Bug 101401

Summary: rpm hang while installing package
Product: [Retired] Red Hat Linux Beta Reporter: Charlie Brady <charlieb-redhat-bugzilla>
Component: rpmAssignee: Jeff Johnson <jbj>
Status: CLOSED WORKSFORME QA Contact: Mike McLean <mikem>
Severity: medium Docs Contact:
Priority: medium    
Version: beta1   
Target Milestone: ---   
Target Release: ---   
Hardware: i386   
OS: Linux   
Whiteboard:
Fixed In Version: Doc Type: Bug Fix
Doc Text:
Story Points: ---
Clone Of: Environment:
Last Closed: 2003-07-31 18:50:29 UTC Type: ---
Regression: --- Mount Type: ---
Documentation: --- CRM:
Verified Versions: Category: ---
oVirt Team: --- RHEL 7.3 requirements from Atomic Host:
Cloudforms Team: --- Target Upstream Version:
Embargoed:

Description Charlie Brady 2003-07-31 18:19:27 UTC
Description of problem:

Hang occurred in Add/remove software widget (python 
SinglePackageWindow.py) on maybe fourth or fifth package installed. strace 
showed:

futex(0xbd0d2310, FUTEX_WAIT, 0, NULL

/var/lib/rpm/__db.00{1,2,3} existed. "rpm -qa" (and any other rpm operation)
then hung as well. Killing the process with -9, and removing the __db* files
allowed rpm to function again. 

I don't know whether this was reproducible or not, and I've now wiped the disk.

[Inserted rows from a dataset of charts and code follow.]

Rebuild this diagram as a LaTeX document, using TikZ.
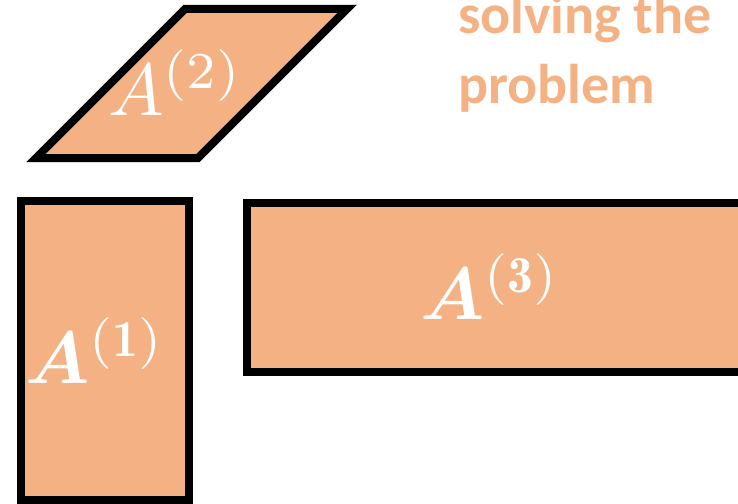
\documentclass[tikz,border=0pt]{standalone}
\usepackage{fontspec}
\usepackage{amsmath,bm}
\newfontfamily\carl{Carlito}
\definecolor{peach}{HTML}{F4B183}
\begin{document}
\begin{tikzpicture}[x=1pt,y=-1pt,
  block/.style={fill=peach,draw=black,line width=8pt,line join=miter},
  lbl/.style={text=white,inner sep=0pt,anchor=base west},
  note/.style={text=peach,inner sep=0pt,anchor=base west,align=left,font=\carl\bfseries\fontsize{56}{70}\selectfont}]
\useasboundingbox (0,0) rectangle (738,503);
% A(2) parallelogram
\draw[block] (185,9) -- (347,9) -- (198,158) -- (36,158) -- cycle;
% A(1)
\draw[block] (20.5,201) rectangle (189,499.5);
% A(3)
\draw[block] (247,203) rectangle (760,372);
\node[lbl] (a2) at (108,115) {\scalebox{7.4}{$A^{(2)}$}};
\node[lbl] (a1) at (25,383) {\scalebox{7.4}{$\bm{A}^{(\mathbf{1})}$}};
\node[lbl] (a3) at (420,319) {\scalebox{7.4}{$\bm{A}^{(\mathbf{3})}$}};
\node[note] (sol) at (458,103) {solving the\\problem};
\end{tikzpicture}
\end{document}
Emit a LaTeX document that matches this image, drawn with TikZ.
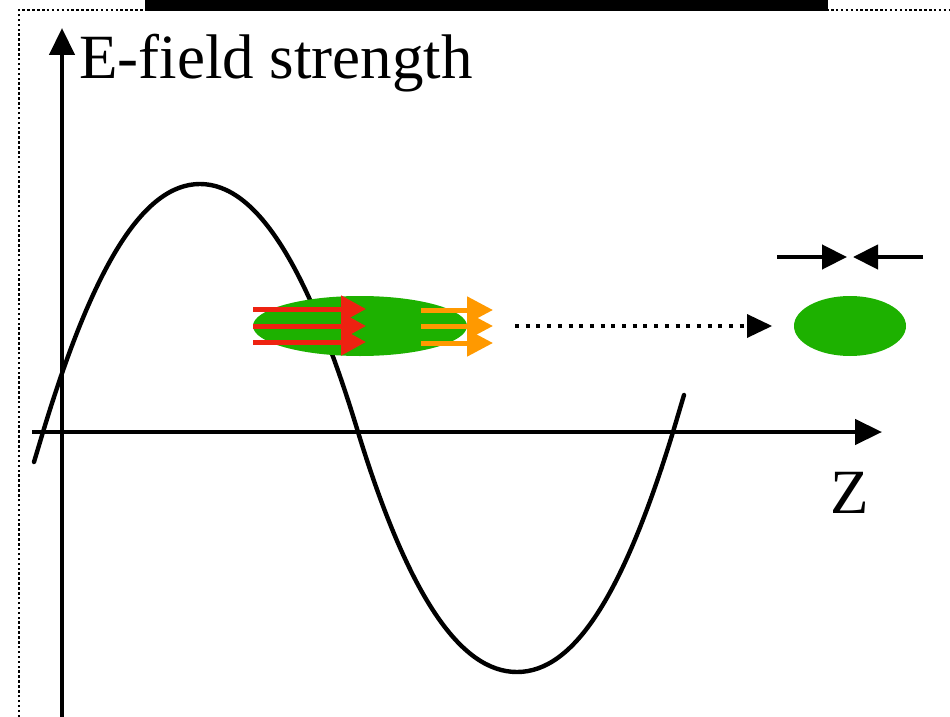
\documentclass[tikz,border=0pt]{standalone}
\usepackage{fontspec}
\setmainfont{Liberation Serif}
\usetikzlibrary{arrows.meta}
\definecolor{bunchgreen}{RGB}{29,177,0}
\definecolor{kickred}{RGB}{238,34,17}
\definecolor{kickorange}{RGB}{255,153,0}
\tikzset{
  axisline/.style={line width=4.4pt,-{Triangle[length=27pt,width=25pt]}},
  wave/.style={line width=4.4pt,line cap=round},
  redarrow/.style={kickred,line width=5pt,-{Triangle[length=25pt,width=26pt]}},
  orangearrow/.style={kickorange,line width=5pt,-{Triangle[length=26pt,width=26pt]}},
  blackarrow/.style={line width=4.4pt,-{Triangle[length=25pt,width=24pt]}},
  dottedarrow/.style={line width=4.4pt,dash pattern=on 4pt off 6.7pt,-{Triangle[length=25pt,width=24pt,line width=0pt]}},
  frameline/.style={line width=2.5pt,dash pattern=on 2.5pt off 2.4pt},
  bigfont/.style={font=\fontsize{63}{75}\selectfont,inner sep=0pt}
}
\begin{document}
\begin{tikzpicture}[x=1pt,y=-1pt]
\useasboundingbox (0,0) rectangle (950,717);
% frame
\draw[frameline] (19,717) -- (19,10) -- (950,10);
\fill[black] (145,0) rectangle (828,11);
% axes
\coordinate (ybot) at (62,717);
\coordinate (ytop) at (62,28);
\coordinate (xleft) at (32,432);
\coordinate (xright) at (882,432);
\draw[axisline] (ybot) -- (ytop);
\draw[axisline] (xleft) -- (xright);
\node[bigfont,anchor=base west] (ylabel) at (79,78) {E-field strength};
\node[bigfont,anchor=base] (zlabel) at (850,513) {Z};
% wave
\draw[wave] (34,462) -- (43,432)
  .. controls (93,267) and (143,184) .. (200,184)
  .. controls (257,184) and (308,267) .. (358,432)
  .. controls (408,595) and (460,672) .. (517,672)
  .. controls (574,672) and (623,595) .. (673,432) -- (684,395);
% bunches
\fill[bunchgreen] (360,326) ellipse [x radius=107, y radius=30];
\fill[bunchgreen] (850,326) ellipse [x radius=56, y radius=30];
% red arrows
\foreach \yy in {309,326,342} {
  \draw[redarrow] (253,\yy) -- (366,\yy);
}
% orange arrows
\foreach \yy in {310,326,343} {
  \draw[orangearrow] (421,\yy) -- (493,\yy);
}
% dotted arrow
\coordinate (dstart) at (515,326);
\coordinate (dend) at (772,326);
\draw[dottedarrow] (dstart) -- (dend);
% converging arrows
\coordinate (cl) at (777,257);
\coordinate (clt) at (847,257);
\coordinate (cr) at (923,257);
\coordinate (crt) at (853,257);
\draw[blackarrow] (cl) -- (clt);
\draw[blackarrow] (cr) -- (crt);
\end{tikzpicture}
\end{document}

Comment 1 Charlie Brady 2003-07-31 18:27:35 UTC
It's relevant I'm sure that this was an upgrade from RH8, not a fresh install of
Severn, so the problem could be related to the existing rpm db files.

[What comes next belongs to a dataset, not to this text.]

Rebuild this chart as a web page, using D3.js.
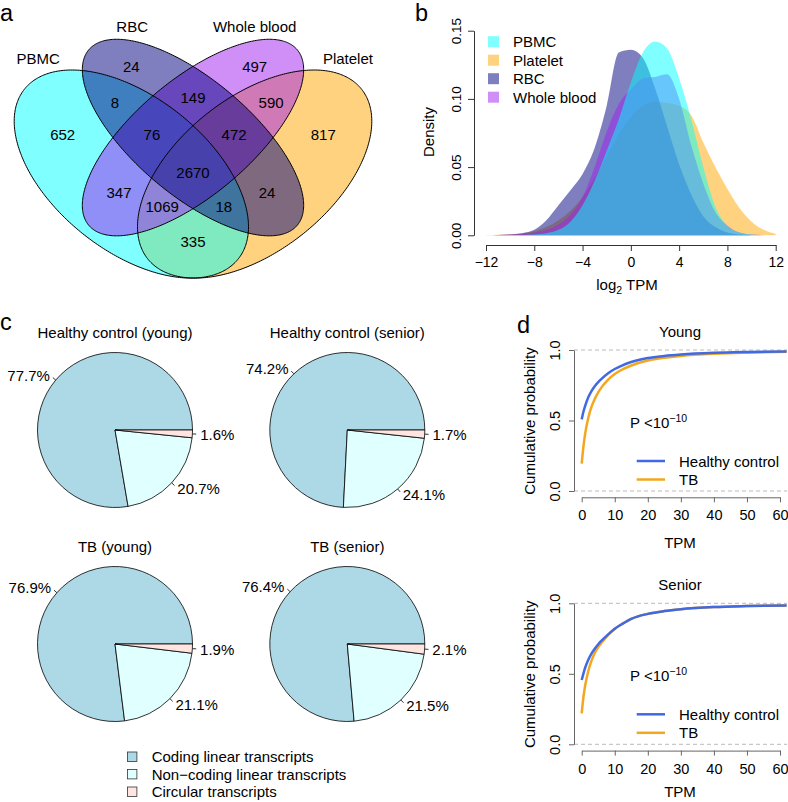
<!DOCTYPE html>
<html><head><meta charset="utf-8">
<script src="https://cdn.jsdelivr.net/npm/d3@7"></script>
<style>
body{margin:0;background:#fff}
text{font-family:"Liberation Sans",Arial,Helvetica,sans-serif;fill:#000}
</style>
</head><body>
<svg id="fig" width="788" height="802"></svg>
<script>
// ================= DATA =================
// Panel a: Venn diagram
const vennSetNames = ["PBMC", "RBC", "Whole blood", "Platelet"];
const vennSetColors = ["#00FFFF", "#000080", "#A020F0", "#FFA500"];
const vennRegionKeys = ["RBC", "WB", "PBMC+RBC", "RBC+WB", "WB+Plt", "PBMC", "PBMC+RBC+WB",
  "RBC+WB+Plt", "Plt", "ALL", "PBMC+WB", "RBC+Plt", "PBMC+WB+Plt", "PBMC+RBC+Plt", "PBMC+Plt"];
const vennCounts = [24, 497, 8, 149, 590, 652, 76, 472, 817, 2670, 347, 24, 1069, 18, 335];

// Panel b: density of log2 TPM
const densX = [-12,-11,-10,-9,-8,-7,-6,-5,-4,-3,-2,-1,0,1,2,3,4,5,6,7,8,9,10,11,12];
const densPBMC     = [0,0,0,0.0002,0.0006,0.0015,0.004,0.010,0.022,0.040,0.062,0.085,0.112,0.134,0.142,0.137,0.115,0.085,0.050,0.021,0.007,0.002,0.0005,0,0];
const densPlatelet = [0.0002,0.0004,0.0008,0.0015,0.003,0.006,0.011,0.018,0.028,0.042,0.058,0.074,0.087,0.095,0.098,0.097,0.095,0.088,0.068,0.050,0.034,0.020,0.010,0.004,0.001];
const densRBC      = [0,0.0002,0.0006,0.0015,0.004,0.011,0.022,0.033,0.045,0.064,0.095,0.134,0.136,0.130,0.108,0.080,0.052,0.030,0.014,0.006,0.002,0.0005,0.0001,0,0];
const densWB       = [0,0.0002,0.0005,0.001,0.002,0.004,0.008,0.015,0.028,0.050,0.076,0.096,0.107,0.115,0.116,0.118,0.100,0.066,0.038,0.017,0.007,0.002,0.0005,0.0001,0];
const densSeries = ["PBMC", "Platelet", "RBC", "Whole blood"];
const densColors = ["#00FFFF", "#FFA500", "#000080", "#A020F0"];
const densTicksX = [-12,-8,-4,0,4,8,12];
const densTicksY = [0, 0.05, 0.10, 0.15];

// Panel c: pies
const pieTitles = ["Healthy control (young)", "Healthy control (senior)", "TB (young)", "TB (senior)"];
const pieCategories = ["Coding linear transcripts", "Non\u2212coding linear transcripts", "Circular transcripts"];
const pieColors = ["#ADD8E6", "#E0FFFF", "#FFE4E1"];
const pieHCYoung  = [77.7, 20.7, 1.6];
const pieHCSenior = [74.2, 24.1, 1.7];
const pieTBYoung  = [76.9, 21.1, 1.9];
const pieTBSenior = [76.4, 21.5, 2.1];

// Panel d: cumulative distributions
const tpmX = [0,0.5,1,2,3,4,5,6,8,10,12,15,20,25,30,40,50,62];
const youngHC  = [0.508,0.56,0.60,0.665,0.71,0.745,0.772,0.795,0.835,0.865,0.888,0.915,0.943,0.958,0.968,0.98,0.986,0.99];
const youngTB  = [0.195,0.31,0.40,0.52,0.60,0.655,0.70,0.735,0.79,0.83,0.858,0.89,0.925,0.945,0.958,0.973,0.981,0.987];
const seniorHC = [0.456,0.50,0.54,0.60,0.645,0.68,0.71,0.735,0.78,0.82,0.85,0.89,0.925,0.945,0.958,0.973,0.98,0.985];
const seniorTB = [0.22,0.33,0.41,0.52,0.595,0.65,0.69,0.72,0.775,0.818,0.85,0.89,0.925,0.945,0.958,0.973,0.98,0.985];
const cdfTicksX = [0,10,20,30,40,50,60];
const cdfTicksY = [0, 0.5, 1];
const cdfGroups = ["Healthy control", "TB"];
const cdfColors = ["#4169E1", "#F3A71F"];

// ================= DRAW =================
const svg = d3.select("#fig");
const FONT = 15;

// ---------- panel labels ----------
[["a",0,21],["b",415,21],["c",0,330],["d",517,333]].forEach(([t,x,y]) =>
  svg.append("text").attr("x",x).attr("y",y).attr("font-size",23.5).text(t));

// ---------- Panel a: Venn ----------
(function(){
  const vx = d3.scaleLinear().domain([0,1]).range([-12.5, 398.5]);
  const vy = d3.scaleLinear().domain([0,1]).range([345.6, -19.4]);
  const ell = {
    "PBMC":        {cx:0.35, cy:0.47, a:0.35, b:0.20, rot:135},
    "RBC":         {cx:0.50, cy:0.57, a:0.35, b:0.15, rot:135},
    "Whole blood": {cx:0.50, cy:0.57, a:0.35, b:0.15, rot:45},
    "Platelet":    {cx:0.65, cy:0.47, a:0.35, b:0.20, rot:45}
  };
  const drawOrder = ["Platelet", "PBMC", "Whole blood", "RBC"];
  const line = d3.line().curve(d3.curveLinearClosed);
  function pts(e){
    const r = e.rot*Math.PI/180;
    return d3.range(0,360,1).map(t => {
      const tt = t*Math.PI/180;
      return [vx(e.cx + e.a*Math.cos(tt)*Math.cos(r) - e.b*Math.sin(tt)*Math.sin(r)),
              vy(e.cy + e.a*Math.cos(tt)*Math.sin(r) + e.b*Math.sin(tt)*Math.cos(r))];
    });
  }
  const g = svg.append("g");
  drawOrder.forEach(n => {
    g.append("path").attr("d", line(pts(ell[n])))
      .attr("fill", vennSetColors[vennSetNames.indexOf(n)]).attr("fill-opacity",0.5).attr("stroke","none");
  });
  drawOrder.forEach(n => {
    g.append("path").attr("d", line(pts(ell[n])))
      .attr("fill","none").attr("stroke","#000").attr("stroke-width",1);
  });
  const regionPos = {
    "RBC":[0.35,0.765], "WB":[0.65,0.765], "PBMC+RBC":[0.31,0.667], "RBC+WB":[0.5,0.68],
    "WB+Plt":[0.69,0.667], "PBMC":[0.183,0.577], "PBMC+RBC+WB":[0.40,0.577], "RBC+WB+Plt":[0.60,0.577],
    "Plt":[0.817,0.577], "ALL":[0.5,0.473], "PBMC+WB":[0.32,0.42], "RBC+Plt":[0.68,0.42],
    "PBMC+WB+Plt":[0.425,0.38], "PBMC+RBC+Plt":[0.575,0.38], "PBMC+Plt":[0.5,0.284]
  };
  vennRegionKeys.forEach((k,i) => {
    const p = regionPos[k];
    g.append("text").attr("x",vx(p[0])).attr("y",vy(p[1])).attr("text-anchor","middle")
      .attr("dominant-baseline","central").attr("font-size",FONT).text(vennCounts[i]);
  });
  const catPos = {"PBMC":[0.123,0.787], "RBC":[0.352,0.873], "Whole blood":[0.65,0.873], "Platelet":[0.877,0.787]};
  vennSetNames.forEach(n => {
    const p = catPos[n];
    g.append("text").attr("x",vx(p[0])).attr("y",vy(p[1])).attr("text-anchor","middle")
      .attr("dominant-baseline","central").attr("font-size",FONT).text(n);
  });
})();

// ---------- Panel b: density ----------
(function(){
  const x = d3.scaleLinear().domain([-12,12]).range([486, 775.7]);
  const y = d3.scaleLinear().domain([0,0.15]).range([235.3, 30.7]);
  const g = svg.append("g");
  const seriesData = {"PBMC":densPBMC, "Platelet":densPlatelet, "RBC":densRBC, "Whole blood":densWB};
  const area = d3.area().x((d,i)=>x(densX[i])).y0(y(0)).y1(d=>y(d)).curve(d3.curveMonotoneX);
  const drawOrder = ["Platelet","RBC","Whole blood","PBMC"];
  drawOrder.forEach(n => {
    g.append("path").attr("d", area(seriesData[n]))
      .attr("fill", densColors[densSeries.indexOf(n)]).attr("fill-opacity",0.5);
  });
  const xa = g.append("g").attr("transform","translate(0,245)")
    .call(d3.axisBottom(x).tickValues(densTicksX).tickSize(6).tickSizeOuter(0).tickFormat(d3.format("d")));
  xa.selectAll("path,line").attr("stroke","#333");
  xa.selectAll("text").attr("font-size",14).attr("font-family",null).attr("y",17).attr("dy","0").attr("dominant-baseline","central");
  const ya = g.append("g").attr("transform","translate(474,0)")
    .call(d3.axisLeft(y).tickValues(densTicksY).tickSize(6).tickSizeOuter(0).tickFormat(d3.format(".2f")));
  ya.selectAll("path,line").attr("stroke","#333");
  ya.selectAll("text").attr("font-size",13.5).attr("font-family",null)
    .attr("transform","rotate(-90)").attr("x",0).attr("y",-13).attr("dy","0").attr("text-anchor","middle");
  svg.append("text").attr("transform","translate(434,132) rotate(-90)").attr("text-anchor","middle")
    .attr("font-size",FONT).text("Density");
  const xl = svg.append("text").attr("x",627).attr("y",290).attr("text-anchor","middle").attr("font-size",FONT);
  xl.append("tspan").text("log");
  xl.append("tspan").attr("font-size",10.5).attr("dy",4).text("2");
  xl.append("tspan").attr("dy",-4).text(" TPM");
  densSeries.forEach((n,i) => {
    const cy = 41.7 + i*18.5;
    g.append("rect").attr("x",488).attr("y",cy-5.5).attr("width",11).attr("height",11)
      .attr("fill",densColors[i]).attr("fill-opacity",0.5);
    g.append("text").attr("x",513).attr("y",cy).attr("dominant-baseline","central").attr("font-size",FONT).text(n);
  });
})();

// ---------- Panel c: pies ----------
(function(){
  const centers = [[115,430],[347.3,430],[115,644],[347.3,644]];
  const values = [pieHCYoung, pieHCSenior, pieTBYoung, pieTBSenior];
  const R = 77.5;
  const pie = d3.pie().sort(null).startAngle(Math.PI/2).endAngle(Math.PI/2 - 2*Math.PI);
  const arc = d3.arc().innerRadius(0).outerRadius(R);
  values.forEach((vals,k) => {
    const [cx,cy] = centers[k];
    const g = svg.append("g").attr("transform",`translate(${cx},${cy})`);
    const arcs = pie(vals);
    arcs.forEach((a,i) => {
      g.append("path").attr("d",arc(a)).attr("fill",pieColors[i]).attr("stroke","#000").attr("stroke-width",0.8);
    });
    arcs.forEach((a,i) => {
      const m = (a.startAngle + a.endAngle)/2;
      const sx = Math.sin(m), sy = -Math.cos(m);
      g.append("line").attr("x1",R*sx).attr("y1",R*sy).attr("x2",1.05*R*sx).attr("y2",1.05*R*sy)
        .attr("stroke","#000").attr("stroke-width",0.8);
      g.append("text").attr("x",1.1*R*sx).attr("y",1.1*R*sy)
        .attr("text-anchor", sx < 0 ? "end" : "start").attr("dominant-baseline","central")
        .attr("font-size",FONT).text(d3.format(".1f")(vals[i]) + "%");
    });
    svg.append("text").attr("x",cx).attr("y",cy - 92).attr("text-anchor","middle")
      .attr("font-size",FONT).text(pieTitles[k]);
  });
  pieCategories.forEach((c,i) => {
    const cy = 756.7 + i*17.5;
    svg.append("rect").attr("x",127.5).attr("y",cy-4.7).attr("width",9.4).attr("height",9.4)
      .attr("fill",pieColors[i]).attr("stroke","#333").attr("stroke-width",0.8);
    svg.append("text").attr("x",151.7).attr("y",cy).attr("dominant-baseline","central")
      .attr("font-size",FONT).text(c);
  });
})();

// ---------- Panel d: cumulative probability ----------
function cdfPanel(top, title, hc, tb, tpmY){
  const x = d3.scaleLinear().domain([0,60]).range([581.7, 780]);
  const y = d3.scaleLinear().domain([0,1]).range([top+141, top]);
  const g = svg.append("g");
  [0,1].forEach(v => g.append("line").attr("x1",574).attr("x2",787).attr("y1",y(v)).attr("y2",y(v))
    .attr("stroke","#BBBBBB").attr("stroke-width",1).attr("stroke-dasharray","4,3"));
  const line = d3.line().x((d,i)=>x(tpmX[i])).y(d=>y(d)).curve(d3.curveMonotoneX);
  g.append("path").attr("d",line(tb)).attr("fill","none").attr("stroke",cdfColors[1]).attr("stroke-width",2.5);
  g.append("path").attr("d",line(hc)).attr("fill","none").attr("stroke",cdfColors[0]).attr("stroke-width",2.5);
  const xa = g.append("g").attr("transform",`translate(0,${top+147.3})`)
    .call(d3.axisBottom(x).tickValues(cdfTicksX).tickSize(5).tickSizeOuter(0).tickFormat(d3.format("d")));
  xa.selectAll("path,line").attr("stroke","#666");
  xa.selectAll("text").attr("font-size",14.5).attr("font-family",null).attr("y",18).attr("dy","0").attr("dominant-baseline","central");
  const ya = g.append("g").attr("transform","translate(574,0)")
    .call(d3.axisLeft(y).tickValues(cdfTicksY).tickSize(5).tickSizeOuter(0).tickFormat(d3.format(".1f")));
  ya.selectAll("path,line").attr("stroke","#666");
  ya.selectAll("text").attr("font-size",14.5).attr("font-family",null)
    .attr("transform","rotate(-90)").attr("x",0).attr("y",-14).attr("dy","0").attr("text-anchor","middle");
  svg.append("text").attr("transform",`translate(535,${top+71}) rotate(-90)`).attr("text-anchor","middle")
    .attr("font-size",FONT).text("Cumulative probability");
  svg.append("text").attr("x",680).attr("y",top-13).attr("text-anchor","middle").attr("font-size",FONT).text(title);
  svg.append("text").attr("x",680).attr("y",tpmY).attr("text-anchor","middle").attr("font-size",FONT).text("TPM");
  const p = svg.append("text").attr("x",630).attr("y",top+78).attr("font-size",FONT);
  p.append("tspan").text("P <10");
  p.append("tspan").attr("font-size",10.5).attr("dy",-6).text("\u221210");
  cdfGroups.forEach((n,i) => {
    const ly = top + (i===0 ? 111 : 129.5);
    g.append("line").attr("x1",636.7).attr("x2",665).attr("y1",ly).attr("y2",ly)
      .attr("stroke",cdfColors[i]).attr("stroke-width",2.5);
    g.append("text").attr("x",679).attr("y",ly).attr("dominant-baseline","central").attr("font-size",FONT).text(n);
  });
}
cdfPanel(350, "Young", youngHC, youngTB, 548);
cdfPanel(603.3, "Senior", seniorHC, seniorTB, 797);
</script>
</body></html>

Comment 2 Jeff Johnson 2003-07-31 18:50:29 UTC
Yes, stale locks need to be manually removed after "kill -9".
There's no practical way to automate stale lock detection because
of races, i.e. detecting existence of locks and processes cannot
be done quickly enough, removing __db* files can/will introduce
windows where locking will not happen correctly. So "kill -9" cleanup
is left to the user as a pathological case.

Upgrade from RHL8 might be relevant, as glibc is changing the pthread
implementation foing from 8 -> 9. I know of no reproducible problems,
but odd corner cases, difficult to reproduce, might very well exist.

If you can reproduce a condition where stale locks are left, please
reopen this bug and I will try to analyze.